Investors and interest rates slam doors on some would-be Texas homebuyers
October 21, 2005
The ability to buy a house in Texas got a little harder this year
Written by Adolfo Pesquera, San Antonio Express- News

The ability to buy a house in Texas got a little harder this year, according to a Texas A&M University survey that concluded housing affordability peaked in all major urban markets in 2004.
Buying a house still is easier in Texas than in most of the country, but interest rates and investor speculation had enough of an effect that the measure of affordability fell for the first time this decade.
"The trend of increasing affordability may have peaked in 2004," said research economist James P. Gaines of the university's Real Estate Center. "Many of the individual metropolitan areas have a lower affordability index in first quarter 2005 than in first quarter 2004 after showing a steady increase since 1999."
The index defines affordability with a ratio formula that compares the median house price in a metropolitan statistical area to the median family income for that area.
Texas families overall had an index ratio of 1.79, meaning that at the state median income of $52,900 they earned 79 percent more than needed to buy a house at the state median of $129,100.
The state index compared with 1.34 for the nation.
"The higher index measures tend to confirm the intuitive belief that Texas housing is particularly affordable relative to many other areas of the country," Gaines said.
The index showed ratios fell from 2.6 in 2004 to 1.8 this year for San Antonio. The indexes dropped in Fort Worth from 3.87 to 2.69; in Houston from 3.02 to 1.98; Dallas, 2.6 to 1.94, and Austin, 2.59 to 1.91.
Appreciation locally may be causing a downward shift in affordability, said Joseph Almeter, a San Antonio investor and real estate agent, but the market is years away from becoming overpriced.

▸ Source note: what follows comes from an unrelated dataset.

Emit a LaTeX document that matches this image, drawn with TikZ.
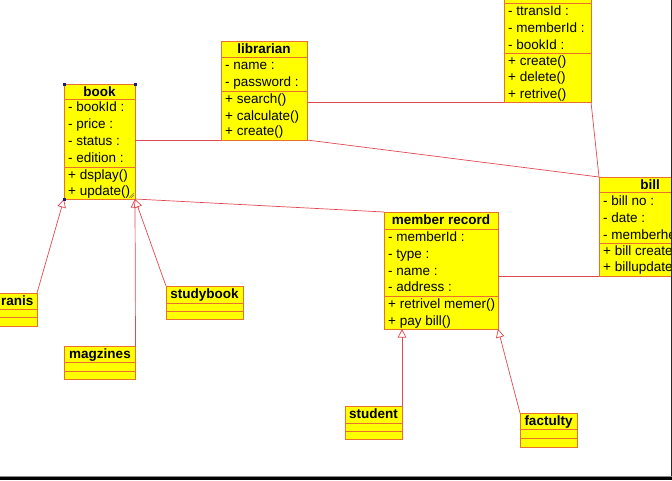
\documentclass[tikz,border=0pt]{standalone}
\usepackage{fontspec}
\setmainfont{Liberation Sans}
\usetikzlibrary{arrows.meta}

\definecolor{classfill}{RGB}{255,255,0}
\definecolor{classedge}{RGB}{234,112,44}
\definecolor{linkred}{RGB}{226,72,82}
\definecolor{handle}{RGB}{30,30,120}
\definecolor{grip}{RGB}{120,130,40}

% a class rectangle from (x0,y0) to (x1,y1) with two compartment rules
\newcommand\classbox[7]{%
  \node[classrect, minimum width={(#4-#2)*1pt}, minimum height={(#5-#3)*1pt},
        anchor=north west] (#1) at (#2,#3) {};
  \draw[classedge, line width=0.9pt] (#2,#6) -- (#4,#6) (#2,#7) -- (#4,#7);
}

\tikzset{
  classrect/.style={draw=classedge, fill=classfill, line width=0.9pt,
                    rectangle, inner sep=0pt, outer sep=0pt},
  member/.style={anchor=west, inner sep=0pt, text height=9.7pt, text depth=0.8pt,
                 font=\fontsize{13.5}{16}\selectfont},
  ctitle/.style={inner sep=0pt, text height=9.7pt, text depth=0.8pt,
                 font=\fontsize{13.5}{16}\selectfont\bfseries},
  assoc/.style={draw=linkred, line width=0.7pt},
  gen/.style={assoc, -{Triangle[length=8.5pt, width=8.5pt, fill=white]}},
}

\begin{document}
\begin{tikzpicture}[x=1pt, y=-1pt]
\useasboundingbox (0,0) rectangle (672,480);
\clip (0,0) rectangle (672,480);

% ---- class boxes ----
\classbox{book}{64}{84}{135}{199}{99}{167}
\classbox{lib}{221}{41}{307}{140}{57}{91}
\classbox{trans}{504}{-14}{591}{102}{3}{53}
\classbox{bill}{599}{177}{701}{276}{192}{243}
\classbox{mrec}{384}{212}{498}{329}{229}{296}
\classbox{study}{166}{286}{243}{319}{303}{311}
\classbox{magz}{64}{346}{135.5}{379}{362}{371}
\classbox{tranis}{-12}{293}{37}{326}{309}{317}
\classbox{student}{345}{406}{402}{439}{423}{431}
\classbox{fac}{520}{413}{577}{447}{429}{438}

% ---- book ----
\node[ctitle] (book-t) at (99.5,92) {book};
\node[member] (book-a1) at (68,107.5) {- bookId :};
\node[member] (book-a2) at (68,124.5) {- price :};
\node[member] (book-a3) at (68,141.5) {- status :};
\node[member] (book-a4) at (68,158.5) {- edition :};
\node[member] (book-m1) at (68,175) {+ dsplay()};
\node[member] (book-m2) at (68,191.5) {+ update()};

% ---- librarian ----
\node[ctitle] (lib-t) at (264,49) {librarian};
\node[member] (lib-a1) at (225,65.5) {- name :};
\node[member] (lib-a2) at (225,82.5) {- password :};
\node[member] (lib-m1) at (225,99.3) {+ search()};
\node[member] (lib-m2) at (225,115.6) {+ calculate()};
\node[member] (lib-m3) at (225,131.5) {+ create()};

% ---- transaction ----
\node[member] (trans-a1) at (508,11.3) {- ttransId :};
\node[member] (trans-a2) at (508,28) {- memberId :};
\node[member] (trans-a3) at (508,44.6) {- bookId :};
\node[member] (trans-m1) at (508,61.2) {+ create()};
\node[member] (trans-m2) at (508,77.5) {+ delete()};
\node[member] (trans-m3) at (508,93.8) {+ retrive()};

% ---- bill ----
\node[ctitle] (bill-t) at (650,185) {bill};
\node[member] (bill-a1) at (603,201) {- bill no :};
\node[member] (bill-a2) at (603,218) {- date :};
\node[member] (bill-a3) at (603,234.8) {- memberhe};
\node[member] (bill-m1) at (603,251) {+ bill create};
\node[member] (bill-m2) at (603,267) {+ billupdate};

% ---- member record ----
\node[ctitle] (mrec-t) at (441,220.5) {member record};
\node[member] (mrec-a1) at (388,237.5) {- memberId :};
\node[member] (mrec-a2) at (388,254.2) {- type :};
\node[member] (mrec-a3) at (388,270.9) {- name :};
\node[member] (mrec-a4) at (388,287.5) {- address :};
\node[member] (mrec-m1) at (388,304.3) {+ retrivel memer()};
\node[member] (mrec-m2) at (388,321) {+ pay bill()};

% ---- empty subclasses ----
\node[ctitle] (study-t) at (204.5,294.5) {studybook};
\node[ctitle] (magz-t) at (100,354) {magzines};
\node[ctitle, anchor=east] (tranis-t) at (33.5,301) {ranis};
\node[ctitle] (student-t) at (373.5,414.5) {student};
\node[ctitle] (fac-t) at (548.5,421.5) {factulty};

% ---- associations ----
\draw[assoc] (book.south east |- lib.south west) -- (lib.south west);
\draw[assoc] (lib.south east) -- (bill.north west);
\draw[assoc] (lib.south east |- trans.south west) -- (trans.south west);
\draw[assoc] (trans.south east) -- (bill.north west);
\draw[assoc] (book.south east) -- (mrec.north west);
\draw[assoc] (mrec.south east |- bill.south west) -- (bill.south west);

% ---- generalizations ----
\draw[gen] (tranis.north east) -- (book.south west);
\draw[gen] (magz.north east) -- (book.south east);
\draw[gen] (study.north west) -- (book.south east);
\draw[gen] (student.north east) -- (student.north east |- mrec.south);
\draw[gen] (fac.north west) -- (mrec.south east);

% ---- selection handles on book ----
\fill[handle] (book.north west) ++(-1.5,-1.5) rectangle ++(3,3);
\fill[handle] (book.north east) ++(-1.5,-1.5) rectangle ++(3,3);
\fill[handle] (book.south west) ++(-1.5,-1.5) rectangle ++(3,3);
\draw[grip, line width=0.5pt]
  (book.south east) ++(-6,-1) -- ++(5,-5)
  (book.south east) ++(-4,-1) -- ++(3,-3);

% ---- window edges ----
\fill[black!85] (670.5,0) rectangle (672,480);
\fill[black] (0,477) rectangle (672,480);
\fill[black!45] (0,476.3) rectangle (672,477);
\end{tikzpicture}
\end{document}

Still, Almeter notes that about 10 percent of his clients are out-of-state buyers looking to invest and he suspects it is having some minimal effect on pushing up prices.
"Californians are coming in and they are purchasing at list price," Almeter said. "They're not negotiating. I've had three cash buyers recently. One list price was $129,000; they bid $130,000 just to make sure nobody walked away with it."
Joe Mays, a mortgage broker and president of American Property Financial, said it appeared to him that affordability was in decline because of a modest increase in interest rates and an acceleration in property appreciation that is due to a growing trend in people buying second homes as investments.
"We have a lot of people buying that way," Mays said. "They look at it as a tangible asset. If you're in California or Florida — anyplace where land prices are getting out of sight — you look at a house in Amarillo and think, 'Even if this is a mistake, I'm not buying something that's overvalued.'"
Mays cautioned the index only is an indicator of what's affordable, but it has many faults. He compared it to the Body Mass Index used in calculating obesity.
"It's a benchmark that you can look at and feel good about," Mays said. "You shouldn't just buy a house because the index says you can."
Indeed, some critics of the study said the index appears to exaggerate the level of affordability and that qualifying for a loan would be harder than it claims.
Armando Barbosa, president at Vision Mortgage Co., said some of the index's claims wouldn't hold up in the real market. The study gave San Antonio a 1.8, meaning a family at the city's median income made 80 percent more than needed to qualify for a loan of $95,280. That is 80 percent of the sales price with a conventional 30-year mortgage.
That would mean a family earning $28,041 would make just enough to qualify.
"That is not enough to qualify," Barbosa said. "I would come up with an income figure of more than $40,000 when you calculate taxes and insurance."
The university changed the methodology for the index this year, Gaines said, in an attempt to make it more consistent with those produced by other institutions.
The report eliminated property tax and insurance costs in its calculation. He also changed the way the interest rate is determined to include closing costs.Finally, the database for median income was switched from the Bureau of Labor Statistics to the U.S. Department of Housing and Urban Development.
"The new data significantly raise the level of the affordability index from previously reported estimates," Gaines said, attributing the higher index ratios to "the greater HUD median family income estimates."
The study acknowledges that loans are harder to get for first-time home buyers and a separate table was produced to reflect that. For instance, it states that a San Antonio first-time home buyer would need to put 10 percent down to borrow $73,080 on an $81,200 house at 6.7 percent. The family income required for the loan would be $22,659.
That is not realistic, Barbosa said. "It's just a fallacy to think they're going to put 10 percent down."
For investors, however, the down payment isn't the trouble. They're looking for markets that don't face any imminent housing bubble, Almeter said.
"We have yet to put the wand in the soap dish for that bubble," Almeter said.